On top of his inability/refusal to observe my boundary, Chesley was what we called a goober: someone considered funny-looking and funny-acting. He giggled too much, over nothing, and his facial features were not conventionally attractive. Thus, the teasing that I got from other kids about him being my "boyfriend" was a slam at me and how I did not fit the standards of attractiveness, either (I was anorexic, ill-looking, and dressed like the poor kid I was.)
I have not thought of him since we left that town, but today I ran across his unusual surname in another setting and I did a google search for him. Turns out, he is dead, died last year after a long battle with cancer. He was a Master Sergeant in the Air Force, had married and had a daughter, and that is all I could glean from his online obituary except a long list of in-laws and a photo of him. He still looked like a goober.
I have some empathy for him now. His preacher father was a dick, and Chesley was uprooted often as the family moved to new church jobs. He had neither charm nor looks to fall back on, and was not especially bright. I have no earthly idea why he fixated on me, but did not trust it then and I think my radar was likely right. I was actively being molested at the time, and I believe that shows on children if anyone bothers to look.

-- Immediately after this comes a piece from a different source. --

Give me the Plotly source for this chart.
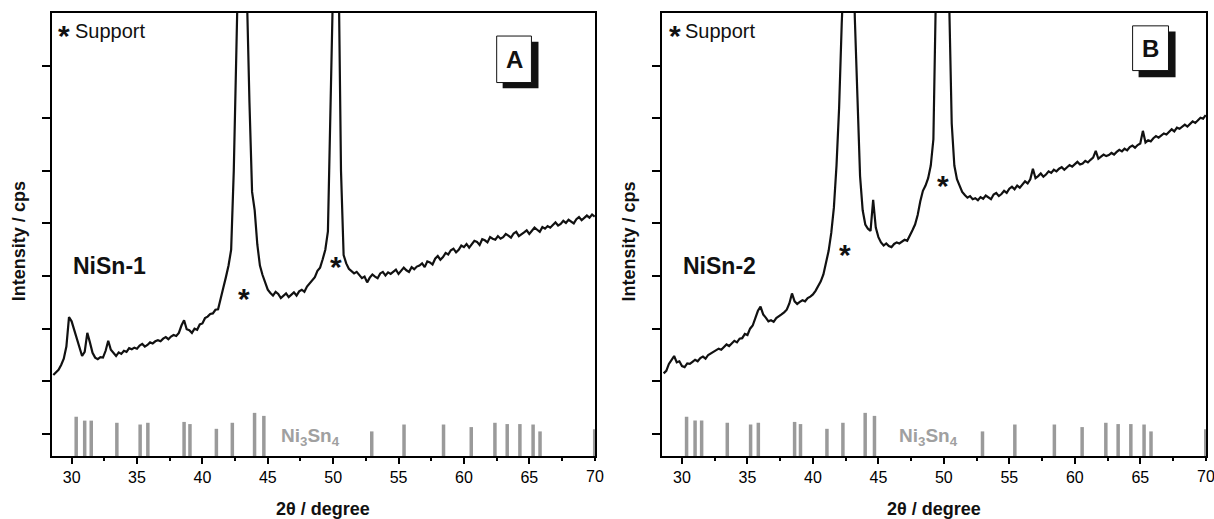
import plotly.graph_objects as go

# scans are sampled every 0.2 deg starting at 28.6 deg 2-theta
scan_start = 28.6
scan_step = 0.2

# NiSn-1 intensity (arb. units, one row = 2 deg)
nisn1_int = [
    1.12, 1.17, 1.22, 1.31, 1.43, 1.66, 2.22, 2.14, 1.97, 1.83,
    1.62, 1.48, 1.56, 1.92, 1.74, 1.54, 1.45, 1.42, 1.46, 1.45,
    1.58, 1.77, 1.60, 1.54, 1.48, 1.55, 1.52, 1.58, 1.56, 1.63,
    1.61, 1.64, 1.62, 1.68, 1.71, 1.66, 1.69, 1.74, 1.72, 1.76,
    1.78, 1.76, 1.81, 1.84, 1.80, 1.85, 1.88, 1.86, 1.92, 2.06,
    2.16, 1.99, 1.97, 1.92, 2.00, 1.98, 2.08, 2.10, 2.20, 2.23,
    2.28, 2.29, 2.36, 2.37, 2.55, 2.78, 2.98, 3.20, 3.50, 5.00,
    7.30, 10.0, 12.0, 10.5, 8.30, 6.30, 4.60, 4.25, 3.60, 3.20,
    3.02, 2.86, 2.74, 2.68, 2.63, 2.70, 2.66, 2.58, 2.62, 2.67,
    2.60, 2.64, 2.69, 2.63, 2.71, 2.74, 2.70, 2.80, 2.86, 2.91,
    2.98, 3.10, 3.16, 3.32, 3.50, 3.85, 6.40, 9.50, 11.0, 9.20,
    5.00, 3.40, 3.24, 3.14, 3.10, 3.05, 3.08, 3.01, 2.96, 2.99,
    2.88, 2.97, 3.03, 2.99, 2.96, 3.05, 3.08, 3.01, 3.07, 3.04,
    3.09, 3.12, 3.04, 3.10, 3.16, 3.11, 3.08, 3.17, 3.13, 3.18,
    3.20, 3.24, 3.17, 3.28, 3.26, 3.22, 3.33, 3.38, 3.31, 3.36,
    3.44, 3.41, 3.49, 3.52, 3.45, 3.50, 3.58, 3.55, 3.61, 3.54,
    3.60, 3.67, 3.65, 3.59, 3.70, 3.68, 3.64, 3.74, 3.71, 3.69,
    3.76, 3.71, 3.74, 3.80, 3.77, 3.73, 3.81, 3.84, 3.76, 3.79,
    3.83, 3.87, 3.80, 3.86, 3.92, 3.88, 3.84, 3.93, 3.90, 3.95,
    3.92, 3.97, 4.02, 3.96, 3.99, 4.05, 4.01, 4.07, 4.03, 4.00,
    4.08, 4.12, 4.06, 4.10, 4.15, 4.11, 4.17, 4.13,
]

# NiSn-2 intensity
nisn2_int = [
    1.15, 1.20, 1.33, 1.40, 1.48, 1.36, 1.38, 1.29, 1.27, 1.34,
    1.33, 1.37, 1.41, 1.38, 1.44, 1.47, 1.43, 1.50, 1.53, 1.55,
    1.58, 1.62, 1.60, 1.66, 1.70, 1.67, 1.73, 1.77, 1.74, 1.81,
    1.82, 1.90, 1.88, 2.00, 2.06, 2.20, 2.34, 2.42, 2.27, 2.21,
    2.14, 2.16, 2.13, 2.20, 2.23, 2.27, 2.31, 2.36, 2.48, 2.67,
    2.52, 2.47, 2.51, 2.54, 2.52, 2.58, 2.61, 2.65, 2.72, 2.80,
    2.90, 3.03, 3.26, 3.48, 3.82, 4.30, 5.10, 6.20, 7.80, 10.0,
    11.2, 11.5, 10.2, 7.90, 6.40, 4.90, 4.25, 3.98, 3.90, 3.86,
    4.45, 3.92, 3.74, 3.64, 3.58, 3.62, 3.57, 3.55, 3.61, 3.64,
    3.62, 3.66, 3.69, 3.67, 3.76, 3.87, 3.98, 4.16, 4.42, 4.62,
    4.72, 4.86, 5.10, 5.60, 8.50, 10.5, 11.0, 10.8, 9.80, 8.30,
    5.90, 5.10, 4.84, 4.72, 4.60, 4.54, 4.49, 4.52, 4.46, 4.48,
    4.44, 4.50, 4.47, 4.53, 4.49, 4.46, 4.55, 4.58, 4.52, 4.56,
    4.62, 4.58, 4.66, 4.70, 4.65, 4.72, 4.68, 4.75, 4.80, 4.76,
    4.84, 5.04, 4.86, 4.90, 4.95, 4.89, 4.93, 4.99, 4.96, 5.02,
    4.99, 5.04, 5.07, 5.02, 5.06, 5.11, 5.08, 5.13, 5.17, 5.12,
    5.14, 5.19, 5.16, 5.21, 5.25, 5.38, 5.23, 5.27, 5.31, 5.28,
    5.30, 5.34, 5.31, 5.36, 5.40, 5.37, 5.42, 5.39, 5.45, 5.48,
    5.44, 5.49, 5.52, 5.76, 5.54, 5.58, 5.56, 5.62, 5.66, 5.63,
    5.67, 5.71, 5.69, 5.74, 5.79, 5.75, 5.82, 5.80, 5.85, 5.88,
    5.84, 5.90, 5.94, 5.91, 5.97, 6.01, 5.99, 6.06,
]

# Ni3Sn4 reference pattern: positions (deg) and relative intensity (%)
ni3sn4_pos = [30.35, 31.0, 31.5, 33.46, 35.24, 35.83, 38.6, 39.05, 41.07, 42.29,
              43.99, 44.7, 52.95, 55.42, 58.44, 60.56, 62.37, 63.31, 64.28, 65.29,
              65.82, 70.0]
ni3sn4_rel = [91, 82, 82, 77, 73, 77, 79, 74, 63, 77,
              100, 93, 57, 73, 73, 67, 77, 74, 74, 73,
              57, 62]

# support reflections marked with a star (2theta, intensity)
support_1 = [(43.15, 2.62), (50.25, 3.23)]
support_2 = [(42.45, 3.46), (49.93, 4.77)]

x_ticks = [30, 35, 40, 45, 50, 55, 60, 65, 70]
y_ticks = [0, 1, 2, 3, 4, 5, 6, 7]

FONT = "Liberation Sans, Arial, sans-serif"
y_min, y_max = -0.42, 8.0
stick_scale = 0.82


def sticks():
    xs, ys = [], []
    for p, r in zip(ni3sn4_pos, ni3sn4_rel):
        xs += [p, p, None]
        ys += [y_min, y_min + r / 100 * stick_scale, None]
    return xs, ys


fig = go.Figure()

panels = [
    dict(xa="x", ya="y", xr="xaxis", yr="yaxis", y=nisn1_int, name="NiSn-1",
         letter="A", stars=support_1, ni_x=48.3,
         box=(0.819, 0.883, 0.843, 0.948), shadow=(0.830, 0.896, 0.830, 0.935),
         dom=[0, 0.4705]),
    dict(xa="x2", ya="y2", xr="xaxis2", yr="yaxis2", y=nisn2_int, name="NiSn-2",
         letter="B", stars=support_2, ni_x=48.8,
         box=(0.865, 0.931, 0.870, 0.971), shadow=(0.876, 0.944, 0.855, 0.958),
         dom=[0.5289, 1]),
]

for p in panels:
    sx, sy = sticks()
    fig.add_trace(go.Scatter(x=sx, y=sy, mode="lines", xaxis=p["xa"], yaxis=p["ya"],
                             line=dict(color="#9a9a9a", width=3.5), showlegend=False,
                             hoverinfo="skip"))
    tt = [round(scan_start + scan_step * i, 1) for i in range(len(p["y"]))]
    fig.add_trace(go.Scatter(x=tt, y=p["y"], mode="lines", xaxis=p["xa"], yaxis=p["ya"],
                             line=dict(color="#111111", width=2.2), showlegend=False,
                             name=p["name"]))

    fig.layout[p["xr"]] = dict(
        domain=p["dom"], anchor=p["ya"], range=[28.5, 70.02], automargin=False,
        tickvals=x_ticks[:-1], ticks="outside", ticklen=6, tickwidth=2, tickcolor="black",
        minor=dict(tick0=27.5, dtick=2.5, ticks="outside", ticklen=3, tickwidth=2,
                   tickcolor="black"),
        showline=True, linecolor="black", linewidth=2, mirror=True,
        showgrid=False, zeroline=False, tickfont=dict(size=16, color="black", family=FONT))
    fig.layout[p["yr"]] = dict(
        domain=[0, 1], anchor=p["xa"], range=[y_min, y_max], tickvals=y_ticks,
        automargin=False,
        showticklabels=False, ticks="outside", ticklen=8, tickwidth=2, tickcolor="black",
        showline=True, linecolor="black", linewidth=2, mirror=True,
        showgrid=False, zeroline=False)

    # last tick label sits on the frame edge, plotly would drop it on the right panel
    fig.add_annotation(xref=p["xa"], yref="paper", x=x_ticks[-1], y=-0.0474,
                       xanchor="center", yanchor="middle", text=str(x_ticks[-1]),
                       showarrow=False, font=dict(size=16, color="black", family=FONT))

    dref = p["xa"] + " domain"
    yref = p["ya"] + " domain"
    x0, x1, y0, y1 = p["shadow"]
    fig.add_shape(type="rect", xref=dref, yref=yref, x0=x0, x1=x1, y0=y0, y1=y1,
                  fillcolor="#111111", line=dict(width=0), layer="above")
    x0, x1, y0, y1 = p["box"]
    fig.add_shape(type="rect", xref=dref, yref=yref, x0=x0, x1=x1, y0=y0, y1=y1,
                  fillcolor="white", line=dict(color="#111111", width=1), layer="above")
    fig.add_annotation(xref=dref, yref=yref, x=(x0 + x1) / 2, y=(y0 + y1) / 2,
                       xanchor="center", yanchor="middle",
                       text="<b>" + p["letter"] + "</b>", showarrow=False,
                       font=dict(size=24, color="#111111", family=FONT))

    fig.add_annotation(xref=p["xa"], yref=p["ya"], x=29.45, y=7.58, text="<b>*</b>",
                       xanchor="center", yanchor="middle",
                       showarrow=False, font=dict(size=30, color="#111111", family=FONT))
    fig.add_annotation(xref=p["xa"], yref=p["ya"], x=30.1, y=7.66, text="Support",
                       xanchor="left", yanchor="middle", showarrow=False,
                       font=dict(size=20, color="#111111", family=FONT))
    fig.add_annotation(xref=p["xa"], yref=p["ya"], x=29.95, y=3.2,
                       text="<b>" + p["name"] + "</b>", xanchor="left", yanchor="middle",
                       showarrow=False, font=dict(size=23, color="#111111", family=FONT))
    for sx_, sy_ in p["stars"]:
        fig.add_annotation(xref=p["xa"], yref=p["ya"], x=sx_, y=sy_ - 0.05,
                           text="<b>*</b>", showarrow=False,
                           xanchor="center", yanchor="middle",
                           font=dict(size=30, color="#111111", family=FONT))
    fig.add_annotation(xref=p["xa"], yref=p["ya"], x=p["ni_x"], y=-0.05,
                       xanchor="center", yanchor="middle",
                       text="<b>Ni<sub>3</sub>Sn<sub>4</sub></b>", showarrow=False,
                       font=dict(size=19, color="#a0a0a0", family=FONT))

    cx = (p["dom"][0] + p["dom"][1]) / 2
    fig.add_annotation(xref="paper", yref="paper", x=cx, y=-0.12,
                       xanchor="center", yanchor="middle",
                       text="<b>2θ / degree</b>", showarrow=False,
                       font=dict(size=18, color="#111111", family=FONT))
    fig.add_annotation(xref="paper", yref="paper", x=p["dom"][0] - 0.0286, y=0.485,
                       xanchor="center", yanchor="middle",
                       textangle=-90, text="<b>Intensity / cps</b>", showarrow=False,
                       font=dict(size=18, color="#111111", family=FONT))

fig.update_layout(
    width=1214, height=519,
    margin=dict(l=52, r=8, t=13, b=63, autoexpand=False),
    paper_bgcolor="white", plot_bgcolor="white",
    font=dict(family=FONT, color="#111111"),
)

# the page body has a default 8px margin; drop it so the figure fills the window
fig.write_html("out.html", config={"displayModeBar": False},
               post_script="document.body.style.margin='0';"
                           "document.body.style.overflow='hidden';")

I thank all that is glorious and good for bringing feminism to my generation, for giving me language and theory to sidestep hopeless heterosexuality and submission to males. I have had a hard row to hoe, but I have been loved well by women and some self-examined men. I have made a difference, I have expressed my soul, and in four days I will have survived my second Saturn return in Scorpio, something my mother, grandmother and great-grandmother did not manage to do.